You have to save the world

"Star Trek" faces a screenwriting dilemma when it comes to big-budget movies. The various Trek shows were always strongest when tackling difficult ethical and philosophical issues. In scaling such stories up for the big screen, one might discover an outsize visual aesthetic or action scenario is not needed. As such, the stakes have to be raised to fit the inflated budget. A $100 million production cannot merely go about debating how Data might be human, or the fineries of the Prime Directive. The fate of a planet must be involved. And what planet to Earthlings know better than Earth? Lindelof elucidates:

"Once you spend more than $100 million on a movie, you have to save the world. And when you start there, and basically say, I have to construct a MacGuffin based on if they shut off this, or they close this portal, or they deactivate this bomb, or they come up with this cure, it will save the world — you are very limited in terms of how you execute that."

Lindelof explains that this is a very limited way of doing things. And that mounting stakes over the course of a generation have trapped the way one can write these movies:

"[I]n many ways, you can become a slave to it and — again, I make no excuses — I'm just saying you kind of have to start there. In the old days, it was just as satisfying that all Superman has to do was basically save Lois from this earthquake in California. The stakes in that movie are that the San Andreas Fault line opens up and half of California is going to fall in the ocean. That felt big enough. But there is a sense of bigger-better-faster-seen-it-before-done-that."

The Avengers aren't going to save Guam

For a mainstream American audience, the stakes must be, as Lindelof continues, mainstream American. A "Star Trek" film cannot save a random populated planet that contains a civilization we never see. These were the stakes in 1994's "Star Trek: Generations," and while saving billions of people is a noble goal for an adventure story, it would help if the audience had an emotional — and not merely an intellectual — connection to them:

"It sounds sort of hacky and defensive to say, [but it's] almost inescapable. It's almost impossible to, for example, not have a final set piece where the fate of the free world is at stake. You basically work your way backward and say, 'Well, the Avengers aren't going to save Guam, they've got to save the world.' Did 'Star Trek Into Darkness' need to have a gigantic starship crashing into San ­Francisco? I'll never know. But it sure felt like it did."

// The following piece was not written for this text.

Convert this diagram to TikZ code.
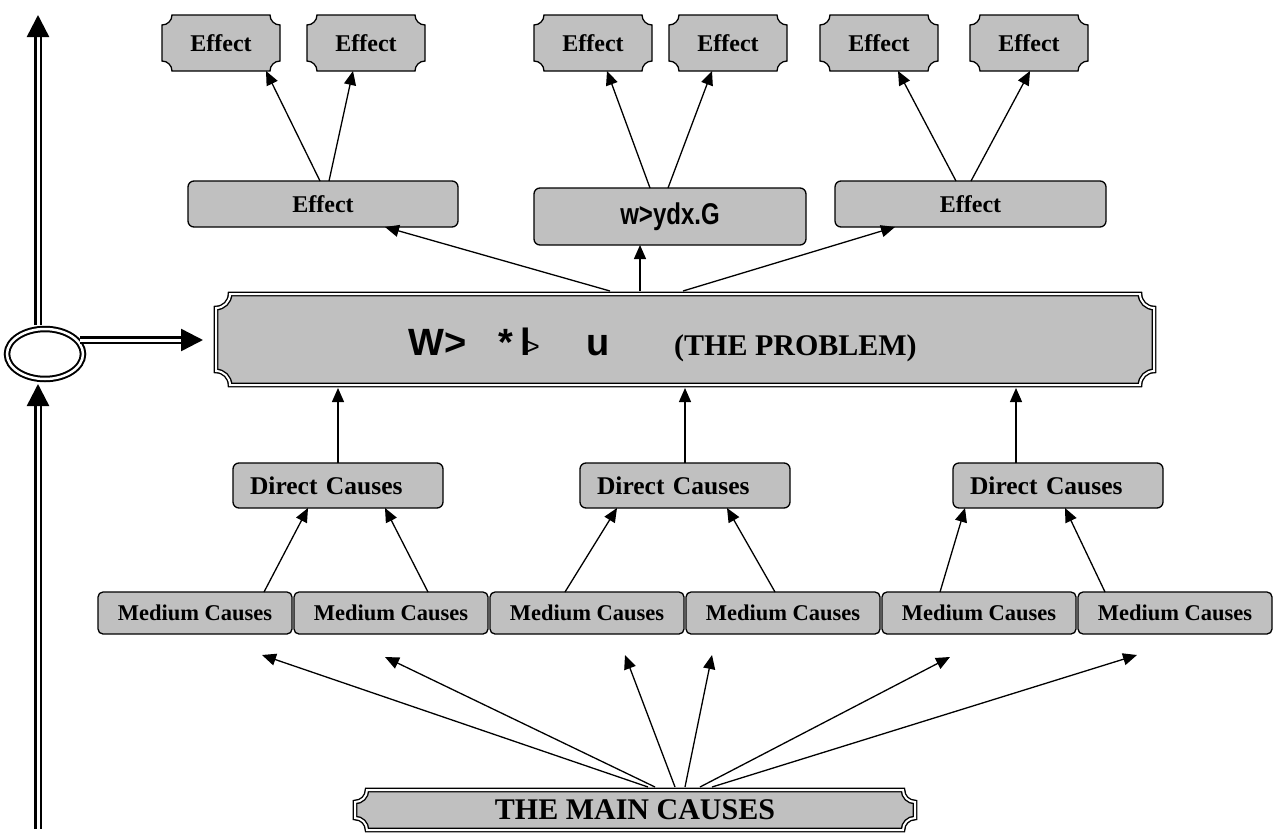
\documentclass[tikz,border=0pt]{standalone}
\usepackage{fontspec}
\setmainfont{Liberation Serif}
\newfontfamily\arialbold{Liberation Sans}
\newfontfamily\garbfont[FakeStretch=0.8]{Liberation Sans}
\usetikzlibrary{arrows.meta,calc,shapes.geometric}
\pgfdeclarelayer{bg}
\pgfsetlayers{bg,main}
\definecolor{boxgray}{RGB}{192,192,192}
\tikzset{
  plaque/.style={fill=boxgray, draw=black, line width=1.3pt},
  dplaque/.style={fill=boxgray, draw=black, line width=1.4pt, double=white, double distance=2pt},
  ptext/.style={inner sep=0pt, outer sep=0pt, font=\bfseries\fontsize{24}{26}\selectfont},
  rbox/.style={fill=boxgray, draw=black, line width=1.3pt, rounded corners=6pt, inner sep=0pt, outer sep=0pt, font=\bfseries\fontsize{24}{26}\selectfont},
  medbox/.style={rbox, rounded corners=5pt, minimum width=194pt, minimum height=42pt, font=\bfseries\fontsize{22.5}{24}\selectfont},
  dirbox/.style={rbox, minimum width=210pt, minimum height=45pt, text width=176pt, align=left, inner xsep=17pt, font=\bfseries\fontsize{25.5}{27}\selectfont},
  arr/.style={line width=1.3pt, -{Triangle[length=14pt,width=12pt]}},
  dblarr/.style={double, line width=2.5pt, double distance=3pt, -{Triangle[length=22pt,width=22pt]}},
}
\newcommand\plq[3]{%
  \path[#3] ([xshift=#2pt]#1.north west) -- ([xshift=-#2pt]#1.north east)
    .. controls ([xshift=-#2pt, yshift=-0.552*#2pt]#1.north east) and ([xshift=-0.552*#2pt, yshift=-#2pt]#1.north east) .. ([yshift=-#2pt]#1.north east)
    -- ([yshift=#2pt]#1.south east)
    .. controls ([xshift=-0.552*#2pt, yshift=#2pt]#1.south east) and ([xshift=-#2pt, yshift=0.552*#2pt]#1.south east) .. ([xshift=-#2pt]#1.south east)
    -- ([xshift=#2pt]#1.south west)
    .. controls ([xshift=#2pt, yshift=0.552*#2pt]#1.south west) and ([xshift=0.552*#2pt, yshift=#2pt]#1.south west) .. ([yshift=#2pt]#1.south west)
    -- ([yshift=-#2pt]#1.north west)
    .. controls ([xshift=0.552*#2pt, yshift=-#2pt]#1.north west) and ([xshift=#2pt, yshift=-0.552*#2pt]#1.north west) .. cycle;}
\begin{document}
\begin{tikzpicture}[x=1pt,y=-1pt]
\useasboundingbox (0,0) rectangle (1276,835);

% top effects
\foreach \n/\cx in {e1/221,e2/366,e3/593,e4/728,e5/879,e6/1029}{
  \node[ptext, minimum width=118pt, minimum height=56pt] (\n) at (\cx,43) {Effect};
}
% middle effects
\node[rbox, minimum width=270pt, minimum height=46pt] (m1) at (323,204) {Effect};
\node[rbox, minimum width=272pt, minimum height=57pt] (m2) at (670,216.5) {\garbfont\bfseries\fontsize{30}{30}\selectfont w>ydx.G};
\node[rbox, minimum width=271pt, minimum height=46pt] (m3) at (970.5,204) {Effect};

% problem
\node[inner sep=0pt, outer sep=0pt, minimum width=938pt, minimum height=91pt] (prob) at (685,339.5) {};
\node[inner sep=0pt, anchor=base west] (probk) at (408,355)
  {\arialbold\bfseries\fontsize{38}{40}\selectfont W>\hspace{32pt}*\hspace{7pt}l\kern-6pt{\mdseries\fontsize{26}{26}\selectfont >}\hspace{47pt}u};
\node[inner sep=0pt, anchor=base west, font=\bfseries\fontsize{30}{32}\selectfont] (probt) at (674,355) {(THE PROBLEM)};

% direct causes
\node[dirbox] (d1) at (338,485.5) {Direct Causes};
\node[dirbox] (d2) at (685,485.5) {Direct Causes};
\node[dirbox] (d3) at (1058,485.5) {Direct Causes};

% medium causes
\foreach \n/\cx in {md1/195,md2/391,md3/587,md4/783,md5/979,md6/1175}{
  \node[medbox] (\n) at (\cx,613) {Medium Causes};
}

% main causes
\node[ptext, minimum width=560pt, minimum height=40pt, font=\bfseries\fontsize{30}{32}\selectfont] (mainc) at (635,810) {THE MAIN CAUSES};

% circle
\node[ellipse, draw=black, line width=2pt, double=white, double distance=2.5pt, minimum width=76pt, minimum height=50pt, inner sep=0pt] (circ) at (45,354) {};

\begin{pgfonlayer}{bg}
  \foreach \n in {e1,e2,e3,e4,e5,e6}{\plq{\n}{10}{plaque}}
  \plq{prob}{14}{dplaque}
  \plq{mainc}{12}{dplaque}
\end{pgfonlayer}

% free ends
\coordinate (vtop) at (38,15);
\coordinate (ctop) at (38,325);
\coordinate (cbot) at (38,384);
\coordinate (vbot) at (38,829);
\coordinate (hst) at (80,340);
\coordinate (htip) at (203,340);
\foreach \i/\x/\y in {1/262/655,2/385/657,3/625/655,4/712/655,5/950/657,6/1137/655}{
  \coordinate (t\i) at (\x,\y);
}

% double arrows
\draw[dblarr] (ctop) -- (vtop);
\draw[dblarr] (vbot) -- (cbot);
\draw[dblarr] (hst) -- (htip);

% problem -> middle effects
\draw[arr] ([xshift=-75pt,yshift=3pt]prob.north) -- ([xshift=62pt]m1.south);
\draw[arr] ([xshift=-45pt,yshift=3pt]prob.north) -- ([xshift=-30pt]m2.south);
\draw[arr] ([xshift=-2pt,yshift=3pt]prob.north) -- ([xshift=-75.5pt]m3.south);

% middle effects -> top effects
\draw[arr] ([xshift=-3pt]m1.north) -- ([xshift=45pt]e1.south);
\draw[arr] ([xshift=6pt]m1.north) -- ([xshift=-13pt]e2.south);
\draw[arr] ([xshift=-20pt]m2.north) -- ([xshift=14pt]e3.south);
\draw[arr] ([xshift=-2pt]m2.north) -- ([xshift=-16pt]e4.south);
\draw[arr] ([xshift=-14.5pt]m3.north) -- ([xshift=19pt]e5.south);
\draw[arr] ([xshift=0.5pt]m3.north) -- ([xshift=1pt]e6.south);

% direct -> problem
\draw[arr] (d1.north) -- ($(d1.north |- prob.south)+(0,3)$);
\draw[arr] (d2.north) -- ($(d2.north |- prob.south)+(0,3)$);
\draw[arr] ([xshift=-42pt]d3.north) -- ($([xshift=-42pt]d3.north |- prob.south)+(0,3)$);

% medium -> direct
\draw[arr] ([xshift=69pt]md1.north) -- ([xshift=-30pt]d1.south);
\draw[arr] ([xshift=37pt]md2.north) -- ([xshift=47pt]d1.south);
\draw[arr] ([xshift=-22pt]md3.north) -- ([xshift=-68pt]d2.south);
\draw[arr] ([xshift=-8pt]md4.north) -- ([xshift=42pt]d2.south);
\draw[arr] ([xshift=-39pt]md5.north) -- ([xshift=-93pt]d3.south);
\draw[arr] ([xshift=-70pt]md6.north) -- ([xshift=7pt]d3.south);

% main -> medium level
\foreach \i/\dx in {1/13,2/20,3/40,4/50,5/65,6/77}{
  \draw[arr] ([xshift=\dx pt,yshift=3pt]mainc.north) -- (t\i);
}
\end{tikzpicture}
\end{document}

Prior to the release of "Into Darkness," Lindelof also revealed to Collider a rule he wanted to follow, even if there was no written decree. Although there are many beloved planets and species throughout Trek history, Lindelof felt it important that Earth be heavily featured, and that they spell out the premise of Trek to the (presumably very few) people in the audience who might have confused it with "Star Wars":

"I don't want to get into percentages of how much takes place on Earth and how much takes place off Earth, suffice to say I think one of the things we felt a lot of people didn't know about 'Star Trek' was that they didn't think that 'Star Trek' was the future."

Not the future? What? He went on:

"You take something like 'Star Wars,' 'Star Wars' is not the future. It's a long time ago in a galaxy far, far away. And Luke Skywalker is not a human being and isn't from the planet Earth. The idea in 'Star Trek,' they are. They're in the 23rd century and these people are from Earth. The Earth needed to play more of a role in these movies, especially in the sense of giving the audience a degree of relatability. I think that in the same way that New York City becomes this anchor point for people in the Marvel movies; that's Spidey's stomping ground, that was the stomping ground for Tony Stark, that was the stomping ground for The Avengers, it's New York. We wanted to do the same thing with Earth in the 'Star Trek' movies.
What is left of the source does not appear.